[Rows from a dataset of charts and code]
━━━━━━━━━━━━━━━━━━━━
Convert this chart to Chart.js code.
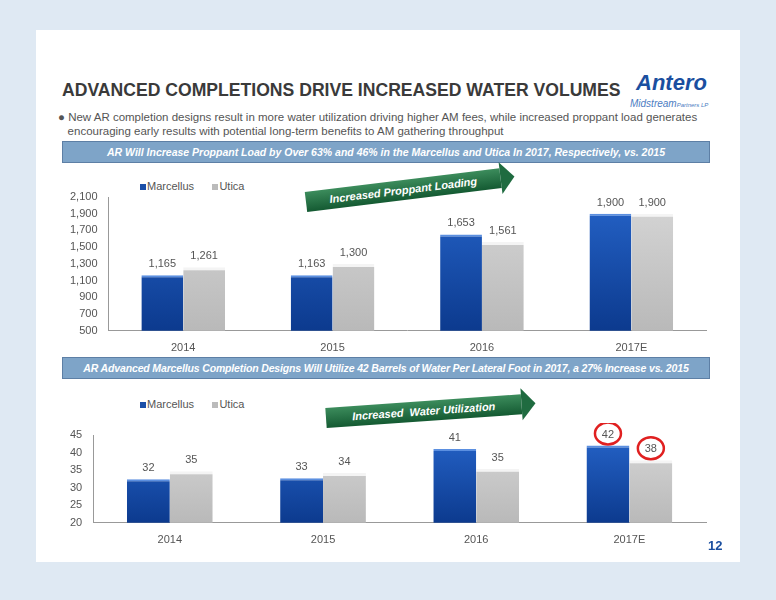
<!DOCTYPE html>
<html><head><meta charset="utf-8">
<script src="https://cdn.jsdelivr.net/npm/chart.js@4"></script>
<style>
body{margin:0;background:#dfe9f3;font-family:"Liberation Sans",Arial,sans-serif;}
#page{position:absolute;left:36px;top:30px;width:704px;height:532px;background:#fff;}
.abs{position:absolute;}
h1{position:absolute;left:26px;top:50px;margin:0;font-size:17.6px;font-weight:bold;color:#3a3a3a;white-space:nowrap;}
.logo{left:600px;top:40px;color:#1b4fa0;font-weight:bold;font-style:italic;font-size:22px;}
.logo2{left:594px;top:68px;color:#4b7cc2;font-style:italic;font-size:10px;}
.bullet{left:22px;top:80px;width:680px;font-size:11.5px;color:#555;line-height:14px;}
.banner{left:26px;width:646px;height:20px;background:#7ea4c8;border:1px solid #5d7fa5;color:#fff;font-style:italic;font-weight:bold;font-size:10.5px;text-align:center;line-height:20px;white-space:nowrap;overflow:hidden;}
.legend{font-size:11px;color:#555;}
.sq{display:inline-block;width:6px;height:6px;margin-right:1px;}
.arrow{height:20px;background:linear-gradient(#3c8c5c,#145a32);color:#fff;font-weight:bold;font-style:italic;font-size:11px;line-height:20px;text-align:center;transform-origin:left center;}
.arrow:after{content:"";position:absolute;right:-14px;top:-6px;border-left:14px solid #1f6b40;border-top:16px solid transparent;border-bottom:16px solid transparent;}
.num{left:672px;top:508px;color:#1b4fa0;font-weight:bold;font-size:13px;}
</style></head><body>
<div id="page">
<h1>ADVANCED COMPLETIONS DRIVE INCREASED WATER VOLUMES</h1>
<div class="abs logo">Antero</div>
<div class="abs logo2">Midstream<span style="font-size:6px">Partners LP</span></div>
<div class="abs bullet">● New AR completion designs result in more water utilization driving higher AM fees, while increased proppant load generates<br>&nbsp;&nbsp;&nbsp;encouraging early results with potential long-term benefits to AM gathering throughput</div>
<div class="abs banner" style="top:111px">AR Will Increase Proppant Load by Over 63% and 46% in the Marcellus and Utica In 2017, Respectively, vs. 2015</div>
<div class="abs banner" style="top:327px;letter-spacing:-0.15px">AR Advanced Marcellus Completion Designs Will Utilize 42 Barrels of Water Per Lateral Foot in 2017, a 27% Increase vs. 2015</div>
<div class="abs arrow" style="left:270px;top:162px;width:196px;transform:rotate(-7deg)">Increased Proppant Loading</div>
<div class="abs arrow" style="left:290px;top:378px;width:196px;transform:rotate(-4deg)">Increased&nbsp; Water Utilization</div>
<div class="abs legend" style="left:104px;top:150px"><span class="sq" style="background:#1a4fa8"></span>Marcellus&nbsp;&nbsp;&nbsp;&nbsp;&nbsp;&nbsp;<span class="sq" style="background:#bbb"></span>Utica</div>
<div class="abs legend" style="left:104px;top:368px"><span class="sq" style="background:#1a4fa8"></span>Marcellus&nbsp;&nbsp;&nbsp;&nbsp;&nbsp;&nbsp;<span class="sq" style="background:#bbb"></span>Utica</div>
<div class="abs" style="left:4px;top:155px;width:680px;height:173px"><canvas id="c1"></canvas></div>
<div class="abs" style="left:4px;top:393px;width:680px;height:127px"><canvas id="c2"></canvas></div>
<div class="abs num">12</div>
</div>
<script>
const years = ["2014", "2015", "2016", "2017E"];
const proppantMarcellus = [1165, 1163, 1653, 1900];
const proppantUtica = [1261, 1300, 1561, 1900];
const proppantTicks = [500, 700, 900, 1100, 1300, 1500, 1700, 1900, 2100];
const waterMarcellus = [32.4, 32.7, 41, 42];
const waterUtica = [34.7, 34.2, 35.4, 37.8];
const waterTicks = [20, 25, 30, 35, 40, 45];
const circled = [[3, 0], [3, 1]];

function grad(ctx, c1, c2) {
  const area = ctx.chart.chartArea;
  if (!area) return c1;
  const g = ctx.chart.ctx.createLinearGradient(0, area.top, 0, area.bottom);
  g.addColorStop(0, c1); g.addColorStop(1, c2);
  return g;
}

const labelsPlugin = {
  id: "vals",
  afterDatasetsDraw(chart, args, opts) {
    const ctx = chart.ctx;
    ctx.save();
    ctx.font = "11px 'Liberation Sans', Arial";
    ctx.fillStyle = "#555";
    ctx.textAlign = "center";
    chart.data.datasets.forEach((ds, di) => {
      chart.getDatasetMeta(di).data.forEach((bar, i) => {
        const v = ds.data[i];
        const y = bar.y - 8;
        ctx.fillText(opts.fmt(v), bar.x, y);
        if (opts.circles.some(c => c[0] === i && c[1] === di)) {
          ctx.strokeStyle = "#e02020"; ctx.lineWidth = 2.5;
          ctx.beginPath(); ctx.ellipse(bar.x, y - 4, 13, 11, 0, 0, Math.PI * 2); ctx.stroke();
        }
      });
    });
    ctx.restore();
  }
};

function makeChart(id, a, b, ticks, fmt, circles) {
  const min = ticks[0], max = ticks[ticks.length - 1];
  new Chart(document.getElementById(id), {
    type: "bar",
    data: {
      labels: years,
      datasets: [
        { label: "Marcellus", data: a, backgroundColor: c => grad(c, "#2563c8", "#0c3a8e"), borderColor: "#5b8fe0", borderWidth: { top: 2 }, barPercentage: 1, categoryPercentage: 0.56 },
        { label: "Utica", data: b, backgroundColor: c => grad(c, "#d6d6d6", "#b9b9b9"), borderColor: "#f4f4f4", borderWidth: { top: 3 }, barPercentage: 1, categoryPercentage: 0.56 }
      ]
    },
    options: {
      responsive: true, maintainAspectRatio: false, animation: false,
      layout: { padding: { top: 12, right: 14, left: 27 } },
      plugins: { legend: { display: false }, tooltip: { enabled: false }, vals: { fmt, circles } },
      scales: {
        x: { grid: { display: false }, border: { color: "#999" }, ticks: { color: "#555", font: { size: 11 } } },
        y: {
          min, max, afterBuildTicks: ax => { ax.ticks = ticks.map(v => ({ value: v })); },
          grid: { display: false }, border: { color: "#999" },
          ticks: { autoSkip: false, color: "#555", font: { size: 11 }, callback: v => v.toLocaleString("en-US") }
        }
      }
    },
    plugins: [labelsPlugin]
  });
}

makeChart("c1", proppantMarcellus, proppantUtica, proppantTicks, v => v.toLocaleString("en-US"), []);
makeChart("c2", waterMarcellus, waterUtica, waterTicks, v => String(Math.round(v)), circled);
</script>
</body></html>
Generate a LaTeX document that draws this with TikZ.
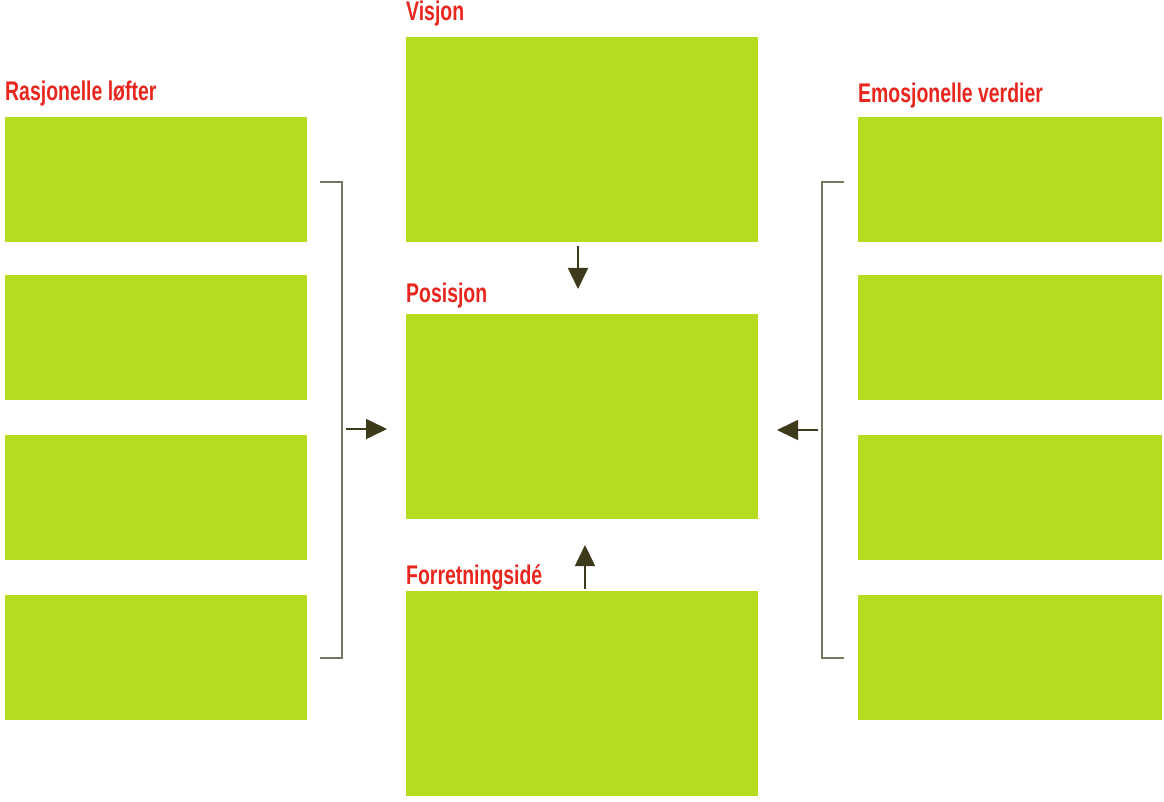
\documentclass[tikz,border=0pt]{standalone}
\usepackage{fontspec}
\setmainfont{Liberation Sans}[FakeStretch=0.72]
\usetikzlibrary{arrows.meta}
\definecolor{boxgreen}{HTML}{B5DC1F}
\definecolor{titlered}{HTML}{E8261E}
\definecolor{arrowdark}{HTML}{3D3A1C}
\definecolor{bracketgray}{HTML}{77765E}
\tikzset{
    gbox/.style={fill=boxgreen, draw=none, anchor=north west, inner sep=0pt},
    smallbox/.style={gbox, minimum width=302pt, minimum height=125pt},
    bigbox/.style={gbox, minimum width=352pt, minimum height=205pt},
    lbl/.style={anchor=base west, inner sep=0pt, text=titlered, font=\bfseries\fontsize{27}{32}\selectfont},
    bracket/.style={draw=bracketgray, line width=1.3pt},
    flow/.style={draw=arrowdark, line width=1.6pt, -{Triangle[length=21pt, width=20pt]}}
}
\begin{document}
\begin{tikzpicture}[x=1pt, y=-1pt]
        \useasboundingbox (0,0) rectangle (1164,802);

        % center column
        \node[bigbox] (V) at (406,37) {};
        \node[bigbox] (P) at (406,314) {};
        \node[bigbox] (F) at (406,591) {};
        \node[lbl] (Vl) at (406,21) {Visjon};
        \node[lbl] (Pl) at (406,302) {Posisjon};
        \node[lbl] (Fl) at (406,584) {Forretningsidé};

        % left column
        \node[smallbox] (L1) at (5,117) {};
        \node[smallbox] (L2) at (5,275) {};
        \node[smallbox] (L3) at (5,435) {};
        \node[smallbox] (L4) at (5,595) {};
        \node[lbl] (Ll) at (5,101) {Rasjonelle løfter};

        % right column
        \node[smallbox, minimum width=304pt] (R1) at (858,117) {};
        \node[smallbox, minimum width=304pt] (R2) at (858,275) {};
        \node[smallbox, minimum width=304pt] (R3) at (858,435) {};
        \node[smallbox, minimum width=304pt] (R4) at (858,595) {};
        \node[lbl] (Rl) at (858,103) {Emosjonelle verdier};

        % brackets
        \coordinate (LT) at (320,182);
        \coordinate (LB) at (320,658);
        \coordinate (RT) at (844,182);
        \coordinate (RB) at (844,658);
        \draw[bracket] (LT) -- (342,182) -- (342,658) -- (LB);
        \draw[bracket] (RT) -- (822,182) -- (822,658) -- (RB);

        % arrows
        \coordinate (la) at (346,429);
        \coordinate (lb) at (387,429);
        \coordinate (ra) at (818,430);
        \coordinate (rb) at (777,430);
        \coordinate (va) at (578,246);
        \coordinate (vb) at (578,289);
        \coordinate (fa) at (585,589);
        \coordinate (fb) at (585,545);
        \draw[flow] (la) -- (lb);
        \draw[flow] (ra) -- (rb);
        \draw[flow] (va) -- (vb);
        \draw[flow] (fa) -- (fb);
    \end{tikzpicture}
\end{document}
━━━━━━━━━━━━━━━━━━━━
WRITTEN TASK » Copy each line of the records containing the string "with".

COMPLETE RESPONSE »
<div class="abs bullet">● New AR completion designs result in more water utilization driving higher AM fees, while increased proppant load generates<br>&nbsp;&nbsp;&nbsp;encouraging early results with potential long-term benefits to AM gathering throughput</div>
Generate a LaTeX document that draws this with TikZ.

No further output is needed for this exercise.